--- start ---

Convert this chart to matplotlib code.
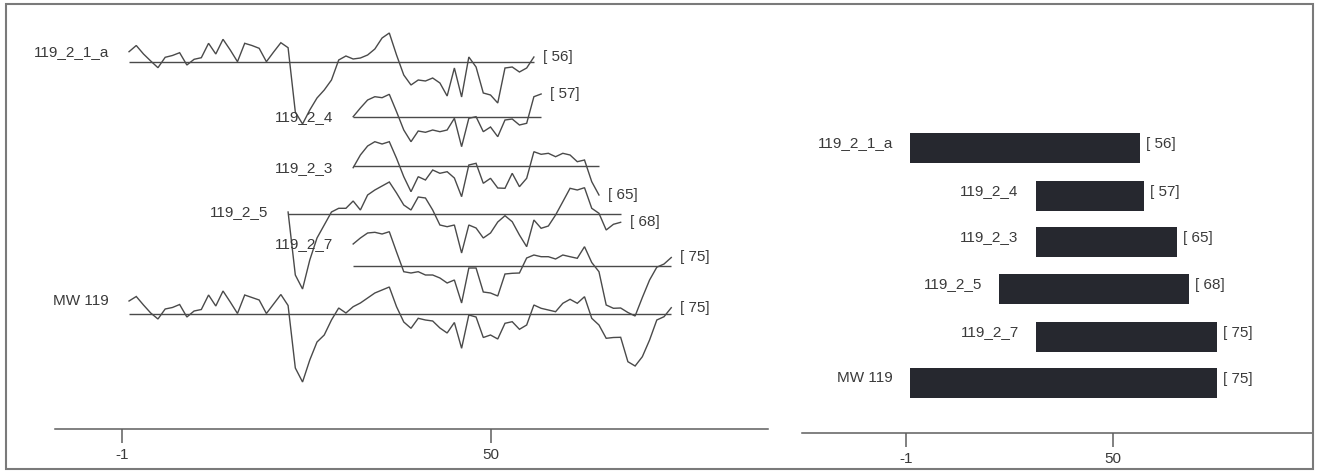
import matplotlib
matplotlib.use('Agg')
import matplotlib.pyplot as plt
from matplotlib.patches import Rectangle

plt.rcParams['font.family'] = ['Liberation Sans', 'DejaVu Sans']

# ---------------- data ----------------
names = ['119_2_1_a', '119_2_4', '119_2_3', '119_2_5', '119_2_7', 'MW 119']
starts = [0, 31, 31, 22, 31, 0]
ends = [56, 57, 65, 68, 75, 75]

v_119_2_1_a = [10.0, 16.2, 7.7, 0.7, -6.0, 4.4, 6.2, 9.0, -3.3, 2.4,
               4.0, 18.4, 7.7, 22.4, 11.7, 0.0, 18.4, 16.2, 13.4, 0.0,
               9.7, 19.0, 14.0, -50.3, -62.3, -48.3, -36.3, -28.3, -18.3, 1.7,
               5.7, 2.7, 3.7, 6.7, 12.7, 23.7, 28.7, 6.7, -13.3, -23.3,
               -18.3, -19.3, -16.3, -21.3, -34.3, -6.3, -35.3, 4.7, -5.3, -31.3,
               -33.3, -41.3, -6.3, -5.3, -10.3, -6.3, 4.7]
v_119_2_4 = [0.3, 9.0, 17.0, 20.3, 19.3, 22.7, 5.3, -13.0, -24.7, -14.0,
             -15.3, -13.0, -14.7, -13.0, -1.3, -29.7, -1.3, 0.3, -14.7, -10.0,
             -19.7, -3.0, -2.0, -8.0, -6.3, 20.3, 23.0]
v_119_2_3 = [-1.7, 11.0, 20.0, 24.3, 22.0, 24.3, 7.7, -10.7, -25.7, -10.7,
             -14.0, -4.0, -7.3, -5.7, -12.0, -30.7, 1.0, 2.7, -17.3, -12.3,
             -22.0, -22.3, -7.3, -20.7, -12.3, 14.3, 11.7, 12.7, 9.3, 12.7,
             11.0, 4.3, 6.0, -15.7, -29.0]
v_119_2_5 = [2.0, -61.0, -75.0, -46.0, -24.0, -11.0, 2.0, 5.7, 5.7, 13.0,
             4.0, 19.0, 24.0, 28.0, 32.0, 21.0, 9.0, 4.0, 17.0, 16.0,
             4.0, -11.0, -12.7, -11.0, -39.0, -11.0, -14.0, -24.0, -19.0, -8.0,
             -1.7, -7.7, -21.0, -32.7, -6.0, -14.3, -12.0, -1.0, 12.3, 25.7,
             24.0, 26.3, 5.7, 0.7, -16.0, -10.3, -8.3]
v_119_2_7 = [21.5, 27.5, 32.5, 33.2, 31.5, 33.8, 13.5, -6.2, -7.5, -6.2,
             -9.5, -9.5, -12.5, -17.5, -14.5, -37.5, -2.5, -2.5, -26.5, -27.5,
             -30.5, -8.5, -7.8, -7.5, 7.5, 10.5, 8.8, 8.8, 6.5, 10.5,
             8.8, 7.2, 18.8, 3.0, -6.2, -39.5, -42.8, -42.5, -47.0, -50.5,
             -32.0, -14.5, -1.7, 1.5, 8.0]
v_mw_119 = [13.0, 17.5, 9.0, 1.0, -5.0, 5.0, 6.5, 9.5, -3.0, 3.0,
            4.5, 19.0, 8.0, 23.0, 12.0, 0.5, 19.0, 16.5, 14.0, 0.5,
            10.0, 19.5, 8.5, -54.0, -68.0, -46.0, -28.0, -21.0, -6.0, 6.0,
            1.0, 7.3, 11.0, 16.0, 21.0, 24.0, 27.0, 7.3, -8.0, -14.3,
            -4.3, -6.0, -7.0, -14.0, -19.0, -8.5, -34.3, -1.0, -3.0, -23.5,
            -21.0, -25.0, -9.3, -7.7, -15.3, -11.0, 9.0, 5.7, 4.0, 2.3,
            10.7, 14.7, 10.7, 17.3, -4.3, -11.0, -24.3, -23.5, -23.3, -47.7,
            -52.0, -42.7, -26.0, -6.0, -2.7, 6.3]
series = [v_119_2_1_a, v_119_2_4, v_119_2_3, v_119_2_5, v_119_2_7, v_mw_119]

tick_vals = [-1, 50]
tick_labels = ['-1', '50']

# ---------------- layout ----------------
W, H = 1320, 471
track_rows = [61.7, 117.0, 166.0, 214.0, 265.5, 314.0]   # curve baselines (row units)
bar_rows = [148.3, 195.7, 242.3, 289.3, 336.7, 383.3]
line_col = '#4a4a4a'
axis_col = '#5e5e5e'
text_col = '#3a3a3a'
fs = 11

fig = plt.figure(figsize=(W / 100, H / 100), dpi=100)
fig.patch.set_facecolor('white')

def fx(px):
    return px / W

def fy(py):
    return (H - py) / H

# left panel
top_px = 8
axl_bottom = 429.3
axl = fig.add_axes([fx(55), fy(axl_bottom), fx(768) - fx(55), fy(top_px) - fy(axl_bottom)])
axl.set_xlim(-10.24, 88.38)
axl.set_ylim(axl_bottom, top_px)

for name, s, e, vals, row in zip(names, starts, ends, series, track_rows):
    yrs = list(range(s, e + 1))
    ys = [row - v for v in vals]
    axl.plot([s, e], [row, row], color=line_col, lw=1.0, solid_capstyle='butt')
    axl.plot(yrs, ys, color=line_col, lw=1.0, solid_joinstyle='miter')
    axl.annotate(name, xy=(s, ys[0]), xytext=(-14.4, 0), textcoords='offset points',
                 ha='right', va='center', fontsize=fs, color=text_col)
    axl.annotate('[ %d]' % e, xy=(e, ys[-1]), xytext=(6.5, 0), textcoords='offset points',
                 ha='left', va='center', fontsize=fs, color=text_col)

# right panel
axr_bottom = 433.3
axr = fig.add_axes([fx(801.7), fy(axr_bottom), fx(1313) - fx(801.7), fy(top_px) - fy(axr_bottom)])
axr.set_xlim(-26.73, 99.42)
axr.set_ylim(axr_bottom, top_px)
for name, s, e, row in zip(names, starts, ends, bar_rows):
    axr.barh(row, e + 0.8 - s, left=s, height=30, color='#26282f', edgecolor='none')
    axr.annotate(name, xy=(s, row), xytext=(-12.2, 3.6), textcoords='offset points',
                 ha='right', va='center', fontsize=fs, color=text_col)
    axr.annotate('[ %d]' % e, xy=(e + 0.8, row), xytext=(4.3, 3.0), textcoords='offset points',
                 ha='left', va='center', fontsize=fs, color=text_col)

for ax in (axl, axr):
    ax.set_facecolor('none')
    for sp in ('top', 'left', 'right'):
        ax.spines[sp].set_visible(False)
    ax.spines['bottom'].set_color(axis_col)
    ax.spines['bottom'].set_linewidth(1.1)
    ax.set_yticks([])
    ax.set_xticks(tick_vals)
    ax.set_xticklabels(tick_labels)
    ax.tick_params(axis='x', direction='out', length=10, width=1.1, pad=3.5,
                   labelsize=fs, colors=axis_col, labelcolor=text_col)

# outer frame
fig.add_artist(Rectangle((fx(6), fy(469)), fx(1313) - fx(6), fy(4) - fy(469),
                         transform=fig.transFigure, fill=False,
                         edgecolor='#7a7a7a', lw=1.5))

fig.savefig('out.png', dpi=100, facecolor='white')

--- end ---

● Directions for this task:
Please restate the material above line by line, exactly, beginning at its first line and ending with the line that contains "ends = [56, 57, 65, 68, 75, 75]", without any pictures.

● The output:
Convert this chart to matplotlib code.
import matplotlib
matplotlib.use('Agg')
import matplotlib.pyplot as plt
from matplotlib.patches import Rectangle

plt.rcParams['font.family'] = ['Liberation Sans', 'DejaVu Sans']

# ---------------- data ----------------
names = ['119_2_1_a', '119_2_4', '119_2_3', '119_2_5', '119_2_7', 'MW 119']
starts = [0, 31, 31, 22, 31, 0]
ends = [56, 57, 65, 68, 75, 75]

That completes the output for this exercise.